[IDEA] cargo command for build cache within containers

Hello fellow rustaceans!

The TLDR is that there's no way to prefetch dependencies with Cargo, so within Docker images dependencies have to be fetched and built whenever the project source changes.


I've run into an inefficiency with cargo lately when building rust packages within Docker images. The naive process is to start with the official rust docker image with all the tooling, add all of the source code with something like COPY . ., and then use RUN cargo install --path . or something similar. Now whenever I change my project source, the COPY ... step is invalidated and every step after it, so on the subsequent build all of the dependencies have to be fetched and compiled again, even if they haven't changed.

In other languages, like JS for example, this is solved by copying over the project file first, installing the dependencies, and then copying over the source. By doing this, changes to the project source don't invalidate the step in which the dependencies are fetched/built, so the build time is dramatically reduced after the first build.

The best solution to this problem that I can foresee is to add a cargo subcommand like cargo prefetch whose purpose would be to fetch all of the dependencies defined in the Cargo.lock file and build them for the release target by default, without requiring access to anything in the src directory. If this subcommand existed, one could copy over all their project config, run cargo prefetch, and then copy over the rest of their source, and then finally run their build command of choice.

My workaround at the moment is basically just copying over all the project config and a src directory with a boilerplate main.rs, running a preliminary release build, then copying over all the actual source and running the build again.

I have considered the solution of just not developing within Docker images and instead only building within a Docker image when the project's mostly done, but it's just not tenable for me. Many of the projects I work on require complex infrastructure which demands the app be tested inside a compose setup, so testing builds inside of Docker images is a must.

If a cargo command already exists for this please let me know. I looked but might have missed it. Otherwise, I think this could be a useful command to add to cargo, and not one that I think would require groundbreaking work.

Please let me know your thoughts on this. I haven't been working with rust for long, only about a year or so, so I'd love to learn about any potential design patterns or policies rust employs that would bar it from such a subcommand. Anyways thanks for reading!

4 Likes

Does it not work for you to copy Cargo.lock, and then run cargo fetch?

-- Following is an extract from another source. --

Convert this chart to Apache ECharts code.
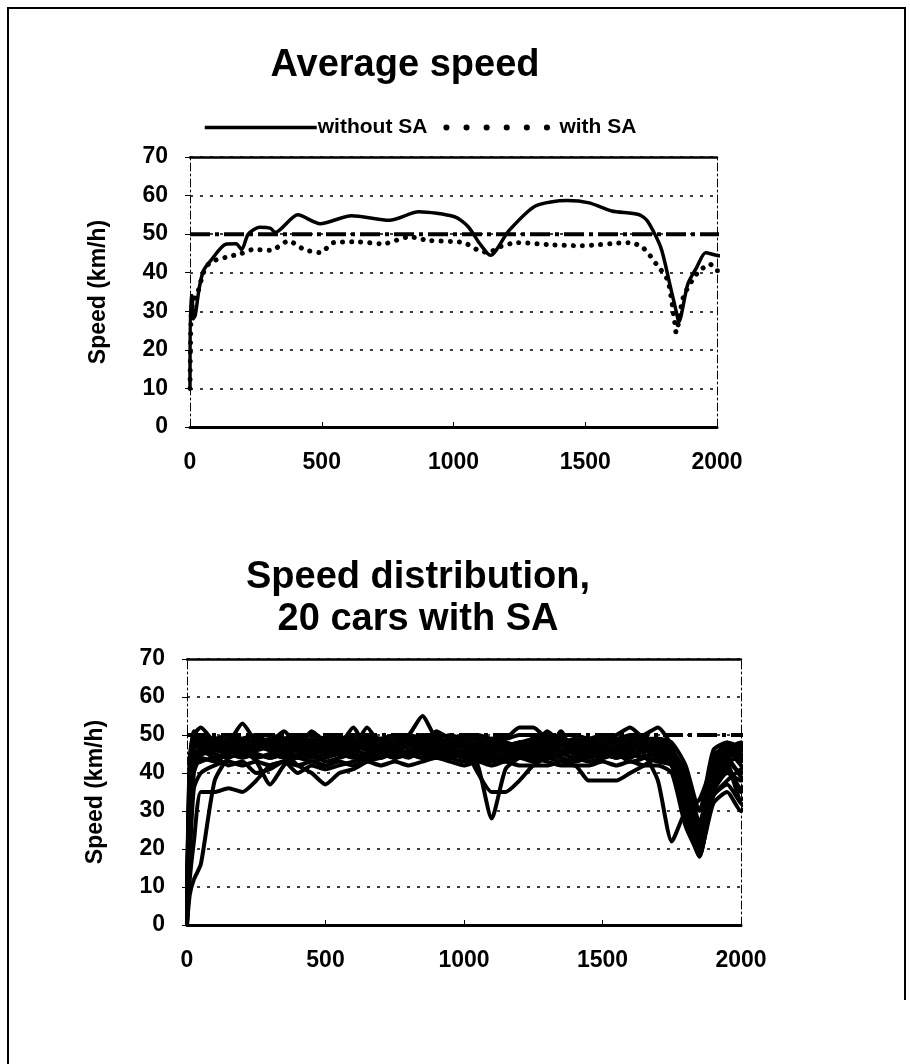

Partially. It fetches the dependencies but doesn't build them. The problem here is that usually building dependencies takes far longer than fetching them, so even if I fetch all the dependencies beforehand it still takes 2 minutes to compile ≈300 crates on my hardware every time the source changes.

Perhaps though the existence of the fetch subcommand means the proposed subcommand should be named something like prebuild or dep_build.

"Build with a dummy src" is the usual workaround. The tricky part is that docker-style caching is only file-level granular, and Cargo.toml contains both information about upstream/dependencies and the local package, so it's not possible to say whether you need to rebuild upstream based only on looking at file mtime.

Additionally, cargo will refuse to do anything if you don't have any src at all, because it doesn't know how to interpret a misconfigured manifest, and a manifest without any local crates/targets is misconfigured. This holds even for commands that could otherwise function, like cargo metadata, or a hypothetical cargo build --only-deps.

If you're going to need to stub out the local build targets anyway in order to satisfy coarse file-based change tracking, there's little benefit to a command which only builds upstream, since the non-stub presence of the local targets' code will be tracked into your caching layer anyway.

The proper solution is a slightly smarter caching layer which can cooperate with Cargo's caching. The way the typical caching action for GitHub Actions CI works is by removing the local targets' build artifacts from the target cache (something which is easily knowable) and submitting what remains for the persistent cache (keyed on the lockfile). This gets correct caching behavior by getting Cargo to do the hard work instead of reimplementing a worse version of it.

Ideally for development, you'd use a different scheme altogether which allows you to take advantage of incremental, both when adding/changing upstream dependencies and for changes to local code.

[aside] nix probably fixes this, somehow [/aside]

1 Like

Hi, this requirement has been asked by a lot of people already (see cargo build --dependencies-only · Issue #2644 · rust-lang/cargo · GitHub). The problem is not straightforward, due to how Cargo works (just as an example, using Cargo.lock for compiling dependencies is not enough, as you need to also know the correct compiler flags).

I have documented the current state of "fast" Docker builds using Cargo here: Better support of Docker layer caching in Cargo - HackMD. TLDR: Currently the best workaround is to use cargo-chef.

10 Likes

Just throwing in a link to a recent series of fasterthanlime articles that gives a glimpse of how you'd do this using nix: Part 9 covers the nix build methodology, with the final docker build flake in part 11. In my limited experience with github:ipetov/crane, the dependency caching is done at the nix derivation level, not necessarily using docker layers. When you change a source file, it still recomputes the dependency list, but each built dependency is cached separately, so you get lots of cache hits.

I imagine the crane library is internally using tricks similar to those already mentioned.